INFLUENCES OF TEMPERATURES WITHIN THE NORTH FORK JOHN DAY RIVER, CENTRAL OREGON

Temperatures exceeding the optimum range for viable fish habitat have been observed in the North Fork John Day River by forward looking infrared (FLIR) imaging. This project investigates the sources of temperature input to the river system and relative significance of each source by employing a multi-disciplinary approach, specifically targeting the extent (or lack thereof) of the hyporheic zone within the system. Temperatures of strategic river reaches between Monument and Kimberly, Oregon, were monitored at high temporal (10 min. interval) and spatial resolutions during low-flow conditions in September 2005. A digital representation of temperatures with respect to time was modeled using a combination of Matlab, Argus, and ArcGIS. River parameters, including hyporheic capacity, were compared to the temperature representation to investigate parameter significance.
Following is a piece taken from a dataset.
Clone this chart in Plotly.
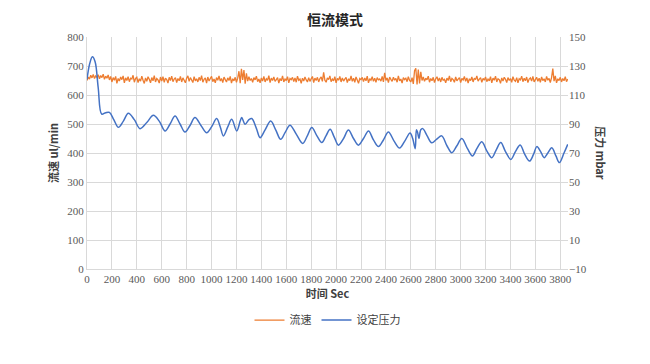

In addition, the surrounding geologic environment and geomorphic processes were mapped to provide an environmental control on the extent of formation for the rivers hyporheic zone. Preliminary results show a faster stream temperature response to atmospheric temperature fluctuations in river sections containing less hyporheic material. This may result in an overall increase in thermal loading during summer months. In addition, sections with increased return flow due to summer irrigation generally show a slower response to atmospheric temperature fluctuations, possibly resulting in a decrease in overall thermal loading during summer months.